Unfortunately, in recent years millions of workers in Warren/Lordstown and many other manufacturing cities have been lulled into false security. It is impossible to fully appreciate their grief or ameliorate it. And it would be the height of presumption to offer a glossy formula for their relief or for the prevention of corporate decisions that have negative effects.
 
However, as the American society and economy moves forward, these realities – some harsh – merit consideration.
 
A publicly-owned company is not an eleemosynary, charitable  institution. Yes, it has responsibilities to the communities and employees where it operates as well as to its customers and to society as a whole.
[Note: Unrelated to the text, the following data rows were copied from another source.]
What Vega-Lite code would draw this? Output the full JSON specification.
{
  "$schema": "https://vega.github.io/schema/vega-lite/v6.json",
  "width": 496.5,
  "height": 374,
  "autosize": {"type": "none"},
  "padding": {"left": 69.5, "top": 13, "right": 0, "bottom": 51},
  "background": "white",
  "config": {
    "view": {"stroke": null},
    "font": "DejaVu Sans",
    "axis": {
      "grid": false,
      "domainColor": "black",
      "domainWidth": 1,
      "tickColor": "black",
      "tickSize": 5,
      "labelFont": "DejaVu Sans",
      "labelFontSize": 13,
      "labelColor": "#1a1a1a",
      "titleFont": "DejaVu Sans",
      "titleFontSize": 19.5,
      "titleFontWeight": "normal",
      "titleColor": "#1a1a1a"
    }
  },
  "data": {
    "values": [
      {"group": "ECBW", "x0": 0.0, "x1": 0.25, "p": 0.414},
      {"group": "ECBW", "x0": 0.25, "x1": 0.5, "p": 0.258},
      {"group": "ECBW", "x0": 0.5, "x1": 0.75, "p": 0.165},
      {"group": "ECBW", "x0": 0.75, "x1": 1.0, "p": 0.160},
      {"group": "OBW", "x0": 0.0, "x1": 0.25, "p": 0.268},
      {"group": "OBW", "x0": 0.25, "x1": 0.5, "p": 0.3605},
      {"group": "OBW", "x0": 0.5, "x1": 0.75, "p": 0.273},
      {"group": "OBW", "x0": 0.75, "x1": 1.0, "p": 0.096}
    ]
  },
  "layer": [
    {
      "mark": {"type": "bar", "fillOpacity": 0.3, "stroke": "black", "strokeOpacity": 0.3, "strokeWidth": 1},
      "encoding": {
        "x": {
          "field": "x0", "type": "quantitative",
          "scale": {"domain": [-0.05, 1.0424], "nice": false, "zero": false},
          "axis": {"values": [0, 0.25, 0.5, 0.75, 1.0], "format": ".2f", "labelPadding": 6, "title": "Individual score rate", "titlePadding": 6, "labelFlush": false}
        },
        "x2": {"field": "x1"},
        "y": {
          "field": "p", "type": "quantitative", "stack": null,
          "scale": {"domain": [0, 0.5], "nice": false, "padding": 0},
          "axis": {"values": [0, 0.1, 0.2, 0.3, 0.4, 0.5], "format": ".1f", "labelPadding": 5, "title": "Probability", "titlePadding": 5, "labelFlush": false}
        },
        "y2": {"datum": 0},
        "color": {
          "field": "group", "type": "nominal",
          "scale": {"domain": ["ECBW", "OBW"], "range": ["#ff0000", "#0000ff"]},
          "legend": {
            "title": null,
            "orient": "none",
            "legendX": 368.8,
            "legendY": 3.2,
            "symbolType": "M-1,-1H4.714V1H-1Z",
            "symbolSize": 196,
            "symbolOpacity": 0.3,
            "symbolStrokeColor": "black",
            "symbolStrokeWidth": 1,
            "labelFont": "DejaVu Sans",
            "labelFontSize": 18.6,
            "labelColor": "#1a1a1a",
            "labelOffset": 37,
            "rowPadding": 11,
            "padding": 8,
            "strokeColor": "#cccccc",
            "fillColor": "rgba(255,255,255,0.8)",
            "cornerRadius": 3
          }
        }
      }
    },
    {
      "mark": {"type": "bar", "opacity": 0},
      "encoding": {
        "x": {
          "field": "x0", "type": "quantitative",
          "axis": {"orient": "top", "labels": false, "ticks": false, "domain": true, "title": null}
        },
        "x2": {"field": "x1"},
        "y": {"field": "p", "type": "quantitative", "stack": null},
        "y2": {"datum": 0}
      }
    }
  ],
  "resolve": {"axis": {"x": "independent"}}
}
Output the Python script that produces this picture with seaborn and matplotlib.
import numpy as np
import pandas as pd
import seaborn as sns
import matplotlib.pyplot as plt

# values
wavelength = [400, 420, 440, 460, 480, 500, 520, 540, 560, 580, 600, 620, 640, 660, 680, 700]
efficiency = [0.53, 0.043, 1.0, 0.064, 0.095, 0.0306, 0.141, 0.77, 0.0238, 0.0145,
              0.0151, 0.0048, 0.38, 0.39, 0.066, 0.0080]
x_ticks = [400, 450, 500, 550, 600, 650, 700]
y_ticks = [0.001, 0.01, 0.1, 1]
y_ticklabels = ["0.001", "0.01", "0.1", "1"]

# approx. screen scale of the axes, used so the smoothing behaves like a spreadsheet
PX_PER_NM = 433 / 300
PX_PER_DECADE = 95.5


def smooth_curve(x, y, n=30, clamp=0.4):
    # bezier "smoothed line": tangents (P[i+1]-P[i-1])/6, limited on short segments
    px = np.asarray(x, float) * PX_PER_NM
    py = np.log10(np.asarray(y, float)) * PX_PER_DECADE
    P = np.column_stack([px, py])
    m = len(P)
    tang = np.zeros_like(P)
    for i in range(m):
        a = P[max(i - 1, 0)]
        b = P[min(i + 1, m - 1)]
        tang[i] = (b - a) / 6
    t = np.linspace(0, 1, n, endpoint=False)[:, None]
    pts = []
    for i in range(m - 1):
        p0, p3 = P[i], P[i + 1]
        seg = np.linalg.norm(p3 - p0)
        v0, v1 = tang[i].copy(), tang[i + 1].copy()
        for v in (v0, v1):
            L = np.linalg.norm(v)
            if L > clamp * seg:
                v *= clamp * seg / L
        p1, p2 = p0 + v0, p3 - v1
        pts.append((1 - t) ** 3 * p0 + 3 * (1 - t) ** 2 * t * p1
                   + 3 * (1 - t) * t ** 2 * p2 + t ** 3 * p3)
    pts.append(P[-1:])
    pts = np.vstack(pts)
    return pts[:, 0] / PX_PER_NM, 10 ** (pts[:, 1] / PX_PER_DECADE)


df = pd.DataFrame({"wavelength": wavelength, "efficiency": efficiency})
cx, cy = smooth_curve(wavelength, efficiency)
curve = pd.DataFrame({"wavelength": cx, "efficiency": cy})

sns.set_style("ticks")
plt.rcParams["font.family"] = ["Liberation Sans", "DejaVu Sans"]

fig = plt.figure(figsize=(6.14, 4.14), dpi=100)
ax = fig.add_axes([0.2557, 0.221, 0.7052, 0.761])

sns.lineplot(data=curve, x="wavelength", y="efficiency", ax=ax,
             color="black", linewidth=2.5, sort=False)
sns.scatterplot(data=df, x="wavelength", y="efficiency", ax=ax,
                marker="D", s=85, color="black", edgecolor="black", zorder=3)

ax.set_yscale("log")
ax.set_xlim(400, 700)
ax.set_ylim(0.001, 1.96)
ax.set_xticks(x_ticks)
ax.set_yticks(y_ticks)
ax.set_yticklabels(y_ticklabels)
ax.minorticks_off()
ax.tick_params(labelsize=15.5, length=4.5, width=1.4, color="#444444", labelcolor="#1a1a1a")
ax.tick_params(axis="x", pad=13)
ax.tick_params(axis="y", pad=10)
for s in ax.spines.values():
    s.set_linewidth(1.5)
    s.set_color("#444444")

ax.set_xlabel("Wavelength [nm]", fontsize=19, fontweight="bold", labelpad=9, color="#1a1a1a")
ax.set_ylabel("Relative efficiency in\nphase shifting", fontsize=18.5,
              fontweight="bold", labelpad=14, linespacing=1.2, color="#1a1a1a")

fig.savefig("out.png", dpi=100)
But it also has legal, ethical and moral responsibilities to its owners — shareholders. Balancing all its responsibilities is often a very difficult, but socially positive mission – especially in this era of the rise of the corporate social responsibility/sustainable development business model.
 
Community long term strategic planning, i.e., developing as diverse an economic base as possible must become a cornerstone of political and civic agendas.
 
A mutually-responsible company-city relationship begins at preliminary negotiations for the “move-in”. That’s when to negotiate a legally-binding just and humane company exit commitment — no matter how far into the future.
 
Civic organization involvement in negotiations must protect the interests of all segments of the community. Local political leaders come and go and, as The Times concludes, “[companies]
will always find lawmakers ready to provide tax breaks with the wispy hope that they will make everyone’s life better.”
 
Transparency. Transparency. Transparency.